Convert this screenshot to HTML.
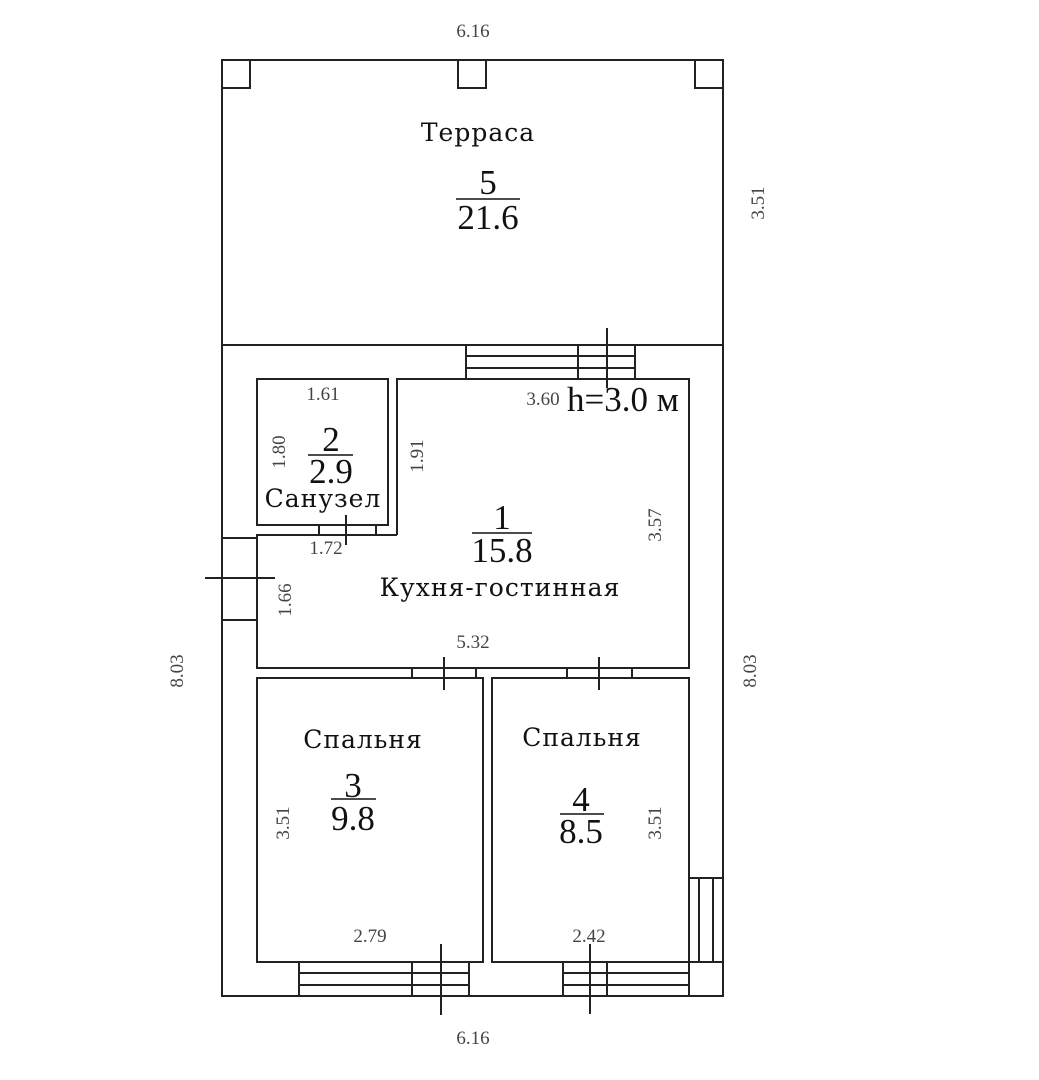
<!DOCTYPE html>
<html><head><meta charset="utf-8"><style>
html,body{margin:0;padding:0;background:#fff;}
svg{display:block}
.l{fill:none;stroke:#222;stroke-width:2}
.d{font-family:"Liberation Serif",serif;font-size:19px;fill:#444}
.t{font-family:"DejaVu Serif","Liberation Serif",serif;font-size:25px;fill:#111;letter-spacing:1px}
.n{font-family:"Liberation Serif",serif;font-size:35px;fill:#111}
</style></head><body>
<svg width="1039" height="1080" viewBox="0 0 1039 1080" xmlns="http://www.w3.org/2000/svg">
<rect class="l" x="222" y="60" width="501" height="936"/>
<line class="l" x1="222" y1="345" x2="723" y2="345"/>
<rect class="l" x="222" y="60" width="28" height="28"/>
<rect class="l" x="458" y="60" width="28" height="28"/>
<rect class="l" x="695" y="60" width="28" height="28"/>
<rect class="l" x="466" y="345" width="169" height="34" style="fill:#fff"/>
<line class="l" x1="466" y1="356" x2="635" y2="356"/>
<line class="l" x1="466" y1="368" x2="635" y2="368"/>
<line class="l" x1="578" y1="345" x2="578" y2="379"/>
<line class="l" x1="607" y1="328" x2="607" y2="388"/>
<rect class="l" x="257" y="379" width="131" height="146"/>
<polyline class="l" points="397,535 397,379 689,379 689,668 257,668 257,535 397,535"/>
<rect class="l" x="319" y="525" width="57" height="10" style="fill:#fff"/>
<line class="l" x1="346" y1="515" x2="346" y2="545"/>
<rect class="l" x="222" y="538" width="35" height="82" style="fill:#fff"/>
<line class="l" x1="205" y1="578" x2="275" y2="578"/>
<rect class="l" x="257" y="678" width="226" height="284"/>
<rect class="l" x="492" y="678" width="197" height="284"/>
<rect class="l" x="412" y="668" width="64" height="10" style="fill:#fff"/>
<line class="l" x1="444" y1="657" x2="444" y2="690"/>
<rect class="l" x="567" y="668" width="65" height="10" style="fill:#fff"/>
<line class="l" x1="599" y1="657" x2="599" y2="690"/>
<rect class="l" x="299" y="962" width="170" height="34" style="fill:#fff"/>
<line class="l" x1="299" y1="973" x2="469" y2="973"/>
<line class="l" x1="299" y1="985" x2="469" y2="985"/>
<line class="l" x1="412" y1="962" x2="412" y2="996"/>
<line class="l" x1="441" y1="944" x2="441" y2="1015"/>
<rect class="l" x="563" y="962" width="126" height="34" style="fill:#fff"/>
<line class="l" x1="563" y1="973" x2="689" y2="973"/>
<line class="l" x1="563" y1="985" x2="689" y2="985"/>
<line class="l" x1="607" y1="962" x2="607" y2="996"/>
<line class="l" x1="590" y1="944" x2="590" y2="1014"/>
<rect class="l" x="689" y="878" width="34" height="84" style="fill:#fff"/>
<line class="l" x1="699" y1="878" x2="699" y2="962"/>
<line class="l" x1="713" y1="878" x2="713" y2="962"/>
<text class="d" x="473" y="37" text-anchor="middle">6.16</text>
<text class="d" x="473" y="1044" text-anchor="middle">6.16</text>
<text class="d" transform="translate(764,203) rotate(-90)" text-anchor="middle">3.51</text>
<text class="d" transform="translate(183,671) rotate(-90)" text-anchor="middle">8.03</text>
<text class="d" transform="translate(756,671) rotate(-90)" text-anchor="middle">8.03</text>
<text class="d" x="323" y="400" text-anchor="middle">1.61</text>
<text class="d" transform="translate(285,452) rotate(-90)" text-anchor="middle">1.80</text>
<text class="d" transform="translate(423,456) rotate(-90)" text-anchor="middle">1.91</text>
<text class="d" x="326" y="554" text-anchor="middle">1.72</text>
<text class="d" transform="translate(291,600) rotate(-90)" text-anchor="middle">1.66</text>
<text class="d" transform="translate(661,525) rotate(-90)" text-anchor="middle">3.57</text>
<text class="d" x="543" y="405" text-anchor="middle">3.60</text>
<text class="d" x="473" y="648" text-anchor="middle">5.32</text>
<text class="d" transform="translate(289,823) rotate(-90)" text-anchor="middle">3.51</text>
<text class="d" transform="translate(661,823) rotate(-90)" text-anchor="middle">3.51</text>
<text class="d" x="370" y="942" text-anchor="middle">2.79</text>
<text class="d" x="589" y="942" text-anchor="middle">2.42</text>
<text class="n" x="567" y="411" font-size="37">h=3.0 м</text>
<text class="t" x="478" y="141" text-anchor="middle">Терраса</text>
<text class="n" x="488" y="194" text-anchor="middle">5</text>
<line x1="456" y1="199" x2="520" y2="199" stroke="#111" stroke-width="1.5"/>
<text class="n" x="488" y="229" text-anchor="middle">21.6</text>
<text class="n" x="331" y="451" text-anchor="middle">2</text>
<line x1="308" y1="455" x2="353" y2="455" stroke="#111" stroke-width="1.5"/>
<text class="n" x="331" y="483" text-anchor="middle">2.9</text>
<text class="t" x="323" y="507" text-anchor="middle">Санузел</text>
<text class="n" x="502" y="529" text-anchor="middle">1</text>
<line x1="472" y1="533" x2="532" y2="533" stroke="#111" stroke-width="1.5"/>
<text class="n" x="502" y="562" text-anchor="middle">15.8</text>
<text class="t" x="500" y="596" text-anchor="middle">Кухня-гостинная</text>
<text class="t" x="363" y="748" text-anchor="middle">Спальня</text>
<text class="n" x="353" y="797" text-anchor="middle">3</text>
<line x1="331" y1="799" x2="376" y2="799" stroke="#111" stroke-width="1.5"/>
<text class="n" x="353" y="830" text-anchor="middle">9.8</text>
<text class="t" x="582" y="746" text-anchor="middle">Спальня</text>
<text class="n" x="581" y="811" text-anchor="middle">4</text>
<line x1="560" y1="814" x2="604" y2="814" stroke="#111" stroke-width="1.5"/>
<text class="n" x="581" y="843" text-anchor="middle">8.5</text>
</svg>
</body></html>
******************************
WORK REQUIRED:
Copy the listing exactly. Any image in it stays out of the copy.

TASK ANSWER:
Convert this screenshot to HTML.
<!DOCTYPE html>
<html><head><meta charset="utf-8"><style>
html,body{margin:0;padding:0;background:#fff;}
svg{display:block}
.l{fill:none;stroke:#222;stroke-width:2}
.d{font-family:"Liberation Serif",serif;font-size:19px;fill:#444}
.t{font-family:"DejaVu Serif","Liberation Serif",serif;font-size:25px;fill:#111;letter-spacing:1px}
.n{font-family:"Liberation Serif",serif;font-size:35px;fill:#111}
</style></head><body>
<svg width="1039" height="1080" viewBox="0 0 1039 1080" xmlns="http://www.w3.org/2000/svg">
<rect class="l" x="222" y="60" width="501" height="936"/>
<line class="l" x1="222" y1="345" x2="723" y2="345"/>
<rect class="l" x="222" y="60" width="28" height="28"/>
<rect class="l" x="458" y="60" width="28" height="28"/>
<rect class="l" x="695" y="60" width="28" height="28"/>
<rect class="l" x="466" y="345" width="169" height="34" style="fill:#fff"/>
<line class="l" x1="466" y1="356" x2="635" y2="356"/>
<line class="l" x1="466" y1="368" x2="635" y2="368"/>
<line class="l" x1="578" y1="345" x2="578" y2="379"/>
<line class="l" x1="607" y1="328" x2="607" y2="388"/>
<rect class="l" x="257" y="379" width="131" height="146"/>
<polyline class="l" points="397,535 397,379 689,379 689,668 257,668 257,535 397,535"/>
<rect class="l" x="319" y="525" width="57" height="10" style="fill:#fff"/>
<line class="l" x1="346" y1="515" x2="346" y2="545"/>
<rect class="l" x="222" y="538" width="35" height="82" style="fill:#fff"/>
<line class="l" x1="205" y1="578" x2="275" y2="578"/>
<rect class="l" x="257" y="678" width="226" height="284"/>
<rect class="l" x="492" y="678" width="197" height="284"/>
<rect class="l" x="412" y="668" width="64" height="10" style="fill:#fff"/>
<line class="l" x1="444" y1="657" x2="444" y2="690"/>
<rect class="l" x="567" y="668" width="65" height="10" style="fill:#fff"/>
<line class="l" x1="599" y1="657" x2="599" y2="690"/>
<rect class="l" x="299" y="962" width="170" height="34" style="fill:#fff"/>
<line class="l" x1="299" y1="973" x2="469" y2="973"/>
<line class="l" x1="299" y1="985" x2="469" y2="985"/>
<line class="l" x1="412" y1="962" x2="412" y2="996"/>
<line class="l" x1="441" y1="944" x2="441" y2="1015"/>
<rect class="l" x="563" y="962" width="126" height="34" style="fill:#fff"/>
<line class="l" x1="563" y1="973" x2="689" y2="973"/>
<line class="l" x1="563" y1="985" x2="689" y2="985"/>
<line class="l" x1="607" y1="962" x2="607" y2="996"/>
<line class="l" x1="590" y1="944" x2="590" y2="1014"/>
<rect class="l" x="689" y="878" width="34" height="84" style="fill:#fff"/>
<line class="l" x1="699" y1="878" x2="699" y2="962"/>
<line class="l" x1="713" y1="878" x2="713" y2="962"/>
<text class="d" x="473" y="37" text-anchor="middle">6.16</text>
<text class="d" x="473" y="1044" text-anchor="middle">6.16</text>
<text class="d" transform="translate(764,203) rotate(-90)" text-anchor="middle">3.51</text>
<text class="d" transform="translate(183,671) rotate(-90)" text-anchor="middle">8.03</text>
<text class="d" transform="translate(756,671) rotate(-90)" text-anchor="middle">8.03</text>
<text class="d" x="323" y="400" text-anchor="middle">1.61</text>
<text class="d" transform="translate(285,452) rotate(-90)" text-anchor="middle">1.80</text>
<text class="d" transform="translate(423,456) rotate(-90)" text-anchor="middle">1.91</text>
<text class="d" x="326" y="554" text-anchor="middle">1.72</text>
<text class="d" transform="translate(291,600) rotate(-90)" text-anchor="middle">1.66</text>
<text class="d" transform="translate(661,525) rotate(-90)" text-anchor="middle">3.57</text>
<text class="d" x="543" y="405" text-anchor="middle">3.60</text>
<text class="d" x="473" y="648" text-anchor="middle">5.32</text>
<text class="d" transform="translate(289,823) rotate(-90)" text-anchor="middle">3.51</text>
<text class="d" transform="translate(661,823) rotate(-90)" text-anchor="middle">3.51</text>
<text class="d" x="370" y="942" text-anchor="middle">2.79</text>
<text class="d" x="589" y="942" text-anchor="middle">2.42</text>
<text class="n" x="567" y="411" font-size="37">h=3.0 м</text>
<text class="t" x="478" y="141" text-anchor="middle">Терраса</text>
<text class="n" x="488" y="194" text-anchor="middle">5</text>
<line x1="456" y1="199" x2="520" y2="199" stroke="#111" stroke-width="1.5"/>
<text class="n" x="488" y="229" text-anchor="middle">21.6</text>
<text class="n" x="331" y="451" text-anchor="middle">2</text>
<line x1="308" y1="455" x2="353" y2="455" stroke="#111" stroke-width="1.5"/>
<text class="n" x="331" y="483" text-anchor="middle">2.9</text>
<text class="t" x="323" y="507" text-anchor="middle">Санузел</text>
<text class="n" x="502" y="529" text-anchor="middle">1</text>
<line x1="472" y1="533" x2="532" y2="533" stroke="#111" stroke-width="1.5"/>
<text class="n" x="502" y="562" text-anchor="middle">15.8</text>
<text class="t" x="500" y="596" text-anchor="middle">Кухня-гостинная</text>
<text class="t" x="363" y="748" text-anchor="middle">Спальня</text>
<text class="n" x="353" y="797" text-anchor="middle">3</text>
<line x1="331" y1="799" x2="376" y2="799" stroke="#111" stroke-width="1.5"/>
<text class="n" x="353" y="830" text-anchor="middle">9.8</text>
<text class="t" x="582" y="746" text-anchor="middle">Спальня</text>
<text class="n" x="581" y="811" text-anchor="middle">4</text>
<line x1="560" y1="814" x2="604" y2="814" stroke="#111" stroke-width="1.5"/>
<text class="n" x="581" y="843" text-anchor="middle">8.5</text>
</svg>
</body></html>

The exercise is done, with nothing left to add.